Most immigrants are upstanding members of society who obey laws; if they were engaging in illegal activities, such as the drug trade, they wouldn’t want to become documented at all. “People aren’t just coming to the United States to mess around and hang out and party. The journey’s too tough for that,” he said.
He does understand, however, why ranchers like Vickers take such drastic actions in an attempt to protect their property. “From the rancher’s perspective, it’s very dangerous for some of these ranchers living very close to the border, with like drug trafficking and stuff. Ranchers get killed all the time, cattle get shot up, their cars get stolen, their houses get raided, and so it’s understandable, a lot of backlash,” he said, but emphasized the immigrants trying to make a better life for their families and those engaged in drug cartels cannot be placed into one group.

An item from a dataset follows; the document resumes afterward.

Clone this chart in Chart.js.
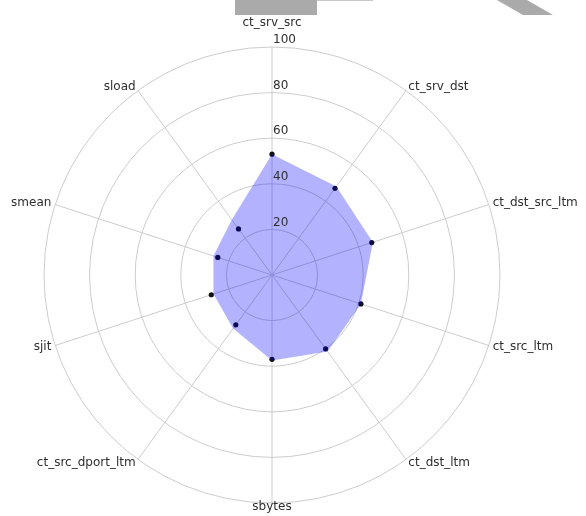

Even peers of Vickers, other ranchers in the region, think he could be going too far in his efforts. Ranch administrator Lavoyger Durham, when interviewed in The Guardian’s series of investigative YouTube videos on the Brooks County ranchers called Beyond the Border said he has come to “accept it as a way of life.” He works with activists to provide water for those on their journey from the border to the immigration checkpoint 70 miles north, even though he fully apprehends what they’re doing as illegal.
“Dr. Vickers is a nice guy, but I think he’s kind of like on the rough side, I think he’s obsessed with it too much,” Durham said in the video. “I’m not obsessed with catching people, no. I’m a human being, they’re a human being.”
Editor’s Note: The writer interned for the office of Rep. Sean Patrick Maloney during the summer of 2014.